Despite concerns of a recession, a banking crisis, and soaring Treasury yields, U.S. stocks have defied the odds and surged 20% last week since their October lows. This remarkable rise meets the definition of a bull market.
On October 12, 2022, the benchmark S&P 500 index hit a low of 3,577.03, dropping 25% from its all-time high due to aggressive interest rate increases by the Federal Reserve to combat high inflation.
However, the economic outlook and the nearing end of the rate hiking cycle have instilled growing optimism among investors.
Following a slump caused by the US jobless claims report, the Dollar Index (DXY) has marginally recovered on Friday morning.

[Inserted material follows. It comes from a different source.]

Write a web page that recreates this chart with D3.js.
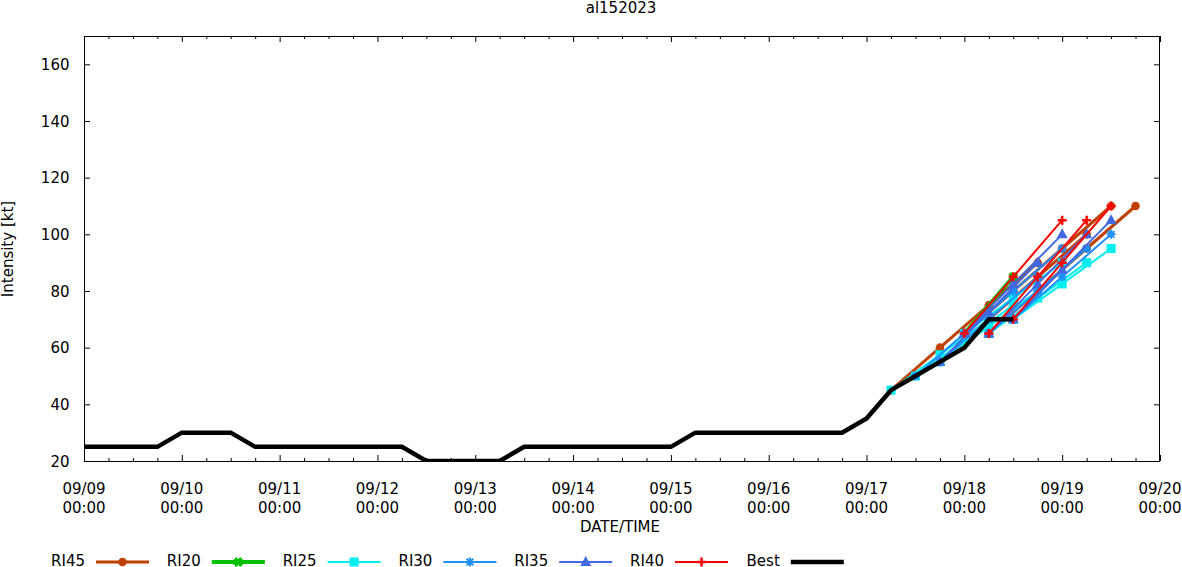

The attention now turns to next week’s high-impact US releases, including the US Consumer Price Index (CPI) and the Federal Reserve’s interest rate decision.
The short-term market direction will largely depend on the CPI, as recent data indicates a slowdown in the US economy.
If inflation comes in higher than expected, it may affect other data releases and increase expectations for further tightening by the Fed.
The euro zone officially entered a recession in the first quarter of this year, causing a shadow of doubt on economists’ expectations for the coming months.
Several eurozone economies, including Ireland, the Netherlands, Germany, and Greece, reported contractions in their economies during the first quarter. Consequently, the region as a whole experienced two consecutive quarters of negative GDP performance, officially entering a technical recession.
The European Central Bank (ECB), which has pursued a hawkish path over the past year and recently set its main rate at 3.25%, faces challenges in this underwhelming economic environment.
As the ECB’s meeting approaches, market players have priced in a 25 basis point hike. However, a weak economic performance might limit the ECB’s ability to further raise rates to combat inflation. Despite this, ECB officials have previously emphasized the importance of price stability, even if it means navigating through an economic slowdown.